Written exercise: Each entry needs to be restated exactly as written.

********************

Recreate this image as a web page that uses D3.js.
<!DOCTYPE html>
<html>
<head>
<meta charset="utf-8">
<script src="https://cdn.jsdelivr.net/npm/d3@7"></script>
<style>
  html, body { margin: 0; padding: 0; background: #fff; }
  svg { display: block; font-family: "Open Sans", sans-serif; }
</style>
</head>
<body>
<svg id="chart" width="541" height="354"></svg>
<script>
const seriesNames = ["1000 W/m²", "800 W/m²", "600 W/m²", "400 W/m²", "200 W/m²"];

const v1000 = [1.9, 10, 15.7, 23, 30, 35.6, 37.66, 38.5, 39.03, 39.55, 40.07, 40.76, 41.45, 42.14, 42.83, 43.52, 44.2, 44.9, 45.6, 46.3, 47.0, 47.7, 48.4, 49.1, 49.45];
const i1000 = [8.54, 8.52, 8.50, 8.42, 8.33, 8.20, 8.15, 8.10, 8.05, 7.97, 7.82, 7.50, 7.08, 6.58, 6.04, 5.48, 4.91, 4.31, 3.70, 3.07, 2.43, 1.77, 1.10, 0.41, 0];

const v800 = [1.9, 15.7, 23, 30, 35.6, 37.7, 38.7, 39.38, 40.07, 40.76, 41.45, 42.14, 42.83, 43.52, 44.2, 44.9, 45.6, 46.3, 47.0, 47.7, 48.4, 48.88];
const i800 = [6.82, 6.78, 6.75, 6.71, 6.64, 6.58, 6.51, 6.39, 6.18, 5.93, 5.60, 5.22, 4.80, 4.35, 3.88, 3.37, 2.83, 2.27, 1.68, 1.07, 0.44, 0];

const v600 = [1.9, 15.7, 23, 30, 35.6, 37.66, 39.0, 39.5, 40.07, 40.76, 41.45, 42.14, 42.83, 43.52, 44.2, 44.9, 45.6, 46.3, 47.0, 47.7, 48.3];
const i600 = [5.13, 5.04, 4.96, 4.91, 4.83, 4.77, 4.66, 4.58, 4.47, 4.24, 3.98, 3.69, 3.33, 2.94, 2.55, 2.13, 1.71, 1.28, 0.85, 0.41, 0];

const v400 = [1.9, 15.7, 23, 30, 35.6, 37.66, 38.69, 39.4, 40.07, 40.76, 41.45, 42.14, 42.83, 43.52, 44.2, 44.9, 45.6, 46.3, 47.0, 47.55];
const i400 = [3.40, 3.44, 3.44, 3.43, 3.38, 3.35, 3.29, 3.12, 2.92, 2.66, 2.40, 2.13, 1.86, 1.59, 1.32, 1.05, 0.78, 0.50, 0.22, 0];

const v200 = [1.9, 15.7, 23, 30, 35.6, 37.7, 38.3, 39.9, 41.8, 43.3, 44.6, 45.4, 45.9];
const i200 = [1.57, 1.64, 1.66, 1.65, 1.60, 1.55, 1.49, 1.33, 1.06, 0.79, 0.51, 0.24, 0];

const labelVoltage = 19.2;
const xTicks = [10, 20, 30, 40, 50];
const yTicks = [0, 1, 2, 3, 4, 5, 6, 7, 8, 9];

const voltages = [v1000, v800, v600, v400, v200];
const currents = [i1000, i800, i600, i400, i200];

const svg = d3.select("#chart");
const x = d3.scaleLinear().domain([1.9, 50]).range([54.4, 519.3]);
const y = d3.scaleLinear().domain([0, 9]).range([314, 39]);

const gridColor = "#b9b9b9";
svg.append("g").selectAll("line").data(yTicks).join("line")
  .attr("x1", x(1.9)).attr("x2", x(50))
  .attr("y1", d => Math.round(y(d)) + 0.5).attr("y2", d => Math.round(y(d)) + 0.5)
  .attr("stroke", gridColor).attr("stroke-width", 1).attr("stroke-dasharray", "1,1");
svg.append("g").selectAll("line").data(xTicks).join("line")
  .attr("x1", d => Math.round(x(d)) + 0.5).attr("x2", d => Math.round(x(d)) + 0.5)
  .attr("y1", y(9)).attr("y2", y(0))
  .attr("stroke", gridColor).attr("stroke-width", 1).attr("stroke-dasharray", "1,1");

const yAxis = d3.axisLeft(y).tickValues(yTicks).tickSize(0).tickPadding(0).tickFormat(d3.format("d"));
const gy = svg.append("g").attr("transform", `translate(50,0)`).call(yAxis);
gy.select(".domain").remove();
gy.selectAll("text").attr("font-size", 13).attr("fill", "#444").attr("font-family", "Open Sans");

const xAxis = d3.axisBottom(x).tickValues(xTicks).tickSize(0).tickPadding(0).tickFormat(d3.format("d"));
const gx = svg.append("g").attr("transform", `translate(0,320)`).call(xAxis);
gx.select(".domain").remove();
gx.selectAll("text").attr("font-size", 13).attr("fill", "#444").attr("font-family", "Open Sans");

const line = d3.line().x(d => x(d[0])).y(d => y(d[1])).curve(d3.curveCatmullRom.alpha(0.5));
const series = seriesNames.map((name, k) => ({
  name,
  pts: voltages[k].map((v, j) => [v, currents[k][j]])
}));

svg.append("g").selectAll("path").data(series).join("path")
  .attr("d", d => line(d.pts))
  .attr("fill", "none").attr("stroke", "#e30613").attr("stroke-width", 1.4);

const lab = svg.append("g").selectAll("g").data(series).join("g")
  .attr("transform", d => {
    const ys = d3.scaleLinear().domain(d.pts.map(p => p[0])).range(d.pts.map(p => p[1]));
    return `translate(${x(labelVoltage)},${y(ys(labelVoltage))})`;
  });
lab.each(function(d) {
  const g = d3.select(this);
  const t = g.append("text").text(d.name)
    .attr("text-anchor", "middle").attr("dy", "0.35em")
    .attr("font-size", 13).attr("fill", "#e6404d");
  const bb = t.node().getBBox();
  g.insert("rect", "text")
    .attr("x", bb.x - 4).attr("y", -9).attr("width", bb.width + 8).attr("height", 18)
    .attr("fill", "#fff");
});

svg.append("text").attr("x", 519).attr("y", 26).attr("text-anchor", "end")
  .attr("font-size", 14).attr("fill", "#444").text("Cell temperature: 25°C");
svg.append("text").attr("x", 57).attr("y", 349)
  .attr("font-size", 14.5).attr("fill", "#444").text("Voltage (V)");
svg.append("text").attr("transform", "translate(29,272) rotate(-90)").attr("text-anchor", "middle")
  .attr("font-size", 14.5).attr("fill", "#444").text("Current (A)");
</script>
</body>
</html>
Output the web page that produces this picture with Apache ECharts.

********************

Full response:
Recreate this image as a web page that uses D3.js.
<!DOCTYPE html>
<html>
<head>
<meta charset="utf-8">
<script src="https://cdn.jsdelivr.net/npm/d3@7"></script>
<style>
  html, body { margin: 0; padding: 0; background: #fff; }
  svg { display: block; font-family: "Open Sans", sans-serif; }
</style>
</head>
<body>
<svg id="chart" width="541" height="354"></svg>
<script>
const seriesNames = ["1000 W/m²", "800 W/m²", "600 W/m²", "400 W/m²", "200 W/m²"];

const v1000 = [1.9, 10, 15.7, 23, 30, 35.6, 37.66, 38.5, 39.03, 39.55, 40.07, 40.76, 41.45, 42.14, 42.83, 43.52, 44.2, 44.9, 45.6, 46.3, 47.0, 47.7, 48.4, 49.1, 49.45];
const i1000 = [8.54, 8.52, 8.50, 8.42, 8.33, 8.20, 8.15, 8.10, 8.05, 7.97, 7.82, 7.50, 7.08, 6.58, 6.04, 5.48, 4.91, 4.31, 3.70, 3.07, 2.43, 1.77, 1.10, 0.41, 0];

const v800 = [1.9, 15.7, 23, 30, 35.6, 37.7, 38.7, 39.38, 40.07, 40.76, 41.45, 42.14, 42.83, 43.52, 44.2, 44.9, 45.6, 46.3, 47.0, 47.7, 48.4, 48.88];
const i800 = [6.82, 6.78, 6.75, 6.71, 6.64, 6.58, 6.51, 6.39, 6.18, 5.93, 5.60, 5.22, 4.80, 4.35, 3.88, 3.37, 2.83, 2.27, 1.68, 1.07, 0.44, 0];

const v600 = [1.9, 15.7, 23, 30, 35.6, 37.66, 39.0, 39.5, 40.07, 40.76, 41.45, 42.14, 42.83, 43.52, 44.2, 44.9, 45.6, 46.3, 47.0, 47.7, 48.3];
const i600 = [5.13, 5.04, 4.96, 4.91, 4.83, 4.77, 4.66, 4.58, 4.47, 4.24, 3.98, 3.69, 3.33, 2.94, 2.55, 2.13, 1.71, 1.28, 0.85, 0.41, 0];

const v400 = [1.9, 15.7, 23, 30, 35.6, 37.66, 38.69, 39.4, 40.07, 40.76, 41.45, 42.14, 42.83, 43.52, 44.2, 44.9, 45.6, 46.3, 47.0, 47.55];
const i400 = [3.40, 3.44, 3.44, 3.43, 3.38, 3.35, 3.29, 3.12, 2.92, 2.66, 2.40, 2.13, 1.86, 1.59, 1.32, 1.05, 0.78, 0.50, 0.22, 0];

const v200 = [1.9, 15.7, 23, 30, 35.6, 37.7, 38.3, 39.9, 41.8, 43.3, 44.6, 45.4, 45.9];
const i200 = [1.57, 1.64, 1.66, 1.65, 1.60, 1.55, 1.49, 1.33, 1.06, 0.79, 0.51, 0.24, 0];

const labelVoltage = 19.2;
const xTicks = [10, 20, 30, 40, 50];
const yTicks = [0, 1, 2, 3, 4, 5, 6, 7, 8, 9];

const voltages = [v1000, v800, v600, v400, v200];
const currents = [i1000, i800, i600, i400, i200];

const svg = d3.select("#chart");
const x = d3.scaleLinear().domain([1.9, 50]).range([54.4, 519.3]);
const y = d3.scaleLinear().domain([0, 9]).range([314, 39]);

const gridColor = "#b9b9b9";
svg.append("g").selectAll("line").data(yTicks).join("line")
  .attr("x1", x(1.9)).attr("x2", x(50))
  .attr("y1", d => Math.round(y(d)) + 0.5).attr("y2", d => Math.round(y(d)) + 0.5)
  .attr("stroke", gridColor).attr("stroke-width", 1).attr("stroke-dasharray", "1,1");
svg.append("g").selectAll("line").data(xTicks).join("line")
  .attr("x1", d => Math.round(x(d)) + 0.5).attr("x2", d => Math.round(x(d)) + 0.5)
  .attr("y1", y(9)).attr("y2", y(0))
  .attr("stroke", gridColor).attr("stroke-width", 1).attr("stroke-dasharray", "1,1");

const yAxis = d3.axisLeft(y).tickValues(yTicks).tickSize(0).tickPadding(0).tickFormat(d3.format("d"));
const gy = svg.append("g").attr("transform", `translate(50,0)`).call(yAxis);
gy.select(".domain").remove();
gy.selectAll("text").attr("font-size", 13).attr("fill", "#444").attr("font-family", "Open Sans");

const xAxis = d3.axisBottom(x).tickValues(xTicks).tickSize(0).tickPadding(0).tickFormat(d3.format("d"));
const gx = svg.append("g").attr("transform", `translate(0,320)`).call(xAxis);
gx.select(".domain").remove();
gx.selectAll("text").attr("font-size", 13).attr("fill", "#444").attr("font-family", "Open Sans");

const line = d3.line().x(d => x(d[0])).y(d => y(d[1])).curve(d3.curveCatmullRom.alpha(0.5));
const series = seriesNames.map((name, k) => ({
  name,
  pts: voltages[k].map((v, j) => [v, currents[k][j]])
}));

svg.append("g").selectAll("path").data(series).join("path")
  .attr("d", d => line(d.pts))
  .attr("fill", "none").attr("stroke", "#e30613").attr("stroke-width", 1.4);

const lab = svg.append("g").selectAll("g").data(series).join("g")
  .attr("transform", d => {
    const ys = d3.scaleLinear().domain(d.pts.map(p => p[0])).range(d.pts.map(p => p[1]));
    return `translate(${x(labelVoltage)},${y(ys(labelVoltage))})`;
  });
lab.each(function(d) {
  const g = d3.select(this);
  const t = g.append("text").text(d.name)
    .attr("text-anchor", "middle").attr("dy", "0.35em")
    .attr("font-size", 13).attr("fill", "#e6404d");
  const bb = t.node().getBBox();
  g.insert("rect", "text")
    .attr("x", bb.x - 4).attr("y", -9).attr("width", bb.width + 8).attr("height", 18)
    .attr("fill", "#fff");
});

svg.append("text").attr("x", 519).attr("y", 26).attr("text-anchor", "end")
  .attr("font-size", 14).attr("fill", "#444").text("Cell temperature: 25°C");
svg.append("text").attr("x", 57).attr("y", 349)
  .attr("font-size", 14.5).attr("fill", "#444").text("Voltage (V)");
svg.append("text").attr("transform", "translate(29,272) rotate(-90)").attr("text-anchor", "middle")
  .attr("font-size", 14.5).attr("fill", "#444").text("Current (A)");
</script>
</body>
</html>
Output the web page that produces this picture with Apache ECharts.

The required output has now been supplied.